Tyrosinase is a copper monooxygenase containing a coupled dinuclear copper active site (type-3 copper), which catalyzes oxygenation of phenols (phenolase activity) as well as dehydrogenation of catechols (catecholase activity) using O-2 as the oxidant. In this study, catalase activity (conversion of H2O2 to (1/2)O-2 and H2O) and peroxygenase activity (H2O2-dependent oxygenation of substrates) of mushroom tyrosinase have been examined kinetically by using amperometric O-2 and H2O2 sensors. The catalase activity has been examined by monitoring the initial rate of O-2 production from H2O2 in the presence of a catalytic amount of tyrosinase in 0.1 M phosphate buffer (pH 7.0) at 25 degreesC under initially anaerobic conditions. It has been found that the catalase activity of mushroom tyrosinase is three-order of magnitude greater than that of mollusk hemocyanin. The higher catalase activity of tyrosinase could be attributed to easier accessibility of H2O2 to the dinuclear copper site of tyrosinase. Mushroom tyrosinase has also been demonstrated for the first time to catalyze oxygenation reaction of phenols with H2O2 (peroxygenase activity). The reaction has been investigated kinetically by monitoring the H2O2 consumption rate in 0.5 M borate buffer (pH 7.0) under aerobic conditions.
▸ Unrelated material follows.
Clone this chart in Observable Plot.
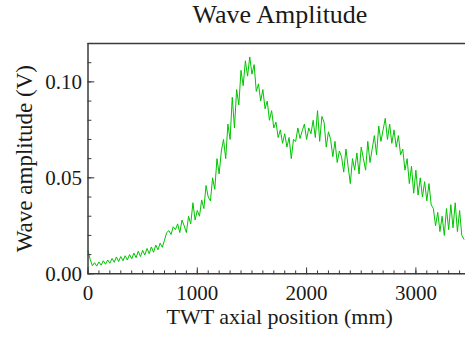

Similarity of the substituent effects of a series of p-substituted phenols in the peroxygenase reaction with H2O2 to those in the phenolase reaction with O-2 as well as the absence of kinetic deuterium isotope effect with a perdeuterated substrate (p-Cl-C6D4OH VS p-Cl-C6H4OH) clearly demonstrated that the oxygenation mechanisms of phenols in both systems are the same, that is, the electrophilic aromatic substitution reaction by a (mu-eta(2):eta(2)-peroxo)-dicopper(II) intermediate of oxy-tyrosinase.